Chuang Hu received the B.S. and M.S. degrees in computer science from Wuhan University, in 2013 and 2016, respectively, and the Ph.D. degree from the Hong Kong Polytechnic University, in 2019. He is an Associate Researcher with the School of Computer Science, Wuhan University. His research interests include edge learning, federated learning/analytics, and distributed computing.



**Rui Lu** received the B.S. degree from the Department of Computing Science and Engineering, Southern University of Science and Technology, in 2019. He is currently working toward the Ph.D. degree with the Hong Kong Polytechnic University. His research interests include edge computing and edge learning.



Qianlong Sang received the B.S. degree in cyber science and engineering from Wuhan University, in 2022. He is currently pursuing the Ph.D. degree in computer science with the Wuhan University. His research interests include edge computing and big data systems.



Jin Zhang (Member, IEEE) received the Ph.D. degree in computer science from the Hong Kong University of Science and Technology, in 2009. She is an Associate Professor with the Department of Computer Science and Engineering, Southern University of Science and Technology. Her research interests include wireless sensing and mobile computing, wearable computing and mobile healthcare, mobile crowdsensing, and blockchain.



Huanghuang Liang received the B.S. and M.S. degrees in automation engineering from the Anhui University of Technology, in 2016, and the University of Electronic Science and Technology of China, in 2019, respectively. He is currently working toward the Ph.D. degree in computer science with Wuhan University. His research interests include cloud computing and big data systems.



Qing Li received the Ph.D. degree from Tsinghua University. He is currently an Associate Researcher with the Peng Cheng Laboratory, Shenzhen, China. His research interests include software defined networking, network function virtualization, innetwork caching/computing, edge computing, and video delivery.



**Dan Wang** (Senior Member, IEEE) received the Ph.D. degree from Simon Fraser University. His research falls in general computer networking and systems, where he published in *ACM SIGCOMM*, *ACM SIGMETRICS*, and the *IEEE INFOCOM*, and many others. He is the Steering Committee Chair of *IEEE/ACM IWQoS*. His research interests include network architecture and QoS, smart building, and Industry 4.0.

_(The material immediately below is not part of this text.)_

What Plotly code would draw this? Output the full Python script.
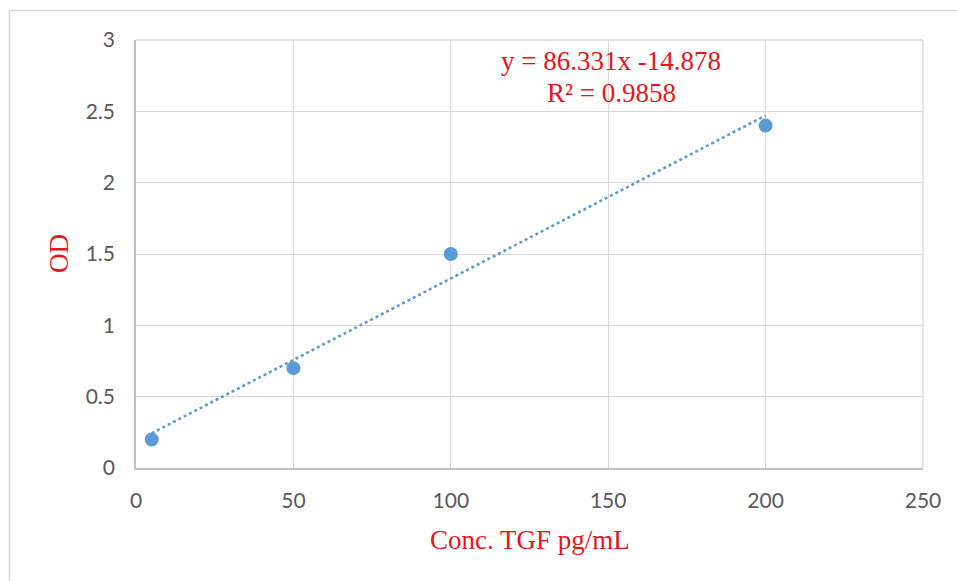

Junkun Peng received the B.S. degree in information management and information systems from Shanghai University, Shanghai, China, in 2015. He is currently working toward the Master's degree in computer technology with Tsinghua University. His research interests include innetwork caching/computing, real-time video transmission/analysis, and smart drone/robot swarm.



**Dazhao Cheng** (Senior Member, IEEE) received the B.S. and M.S. degrees in electrical engineering from the Hefei University of Technology, in 2006, and the University of Science and Technology of China, in 2009, respectively. He received the Ph.D. degree from the University of Colorado, Colorado Springs, in 2016. He is currently a Professor with the School of Computer Science, Wuhan University. His research interests include big data and cloud computing.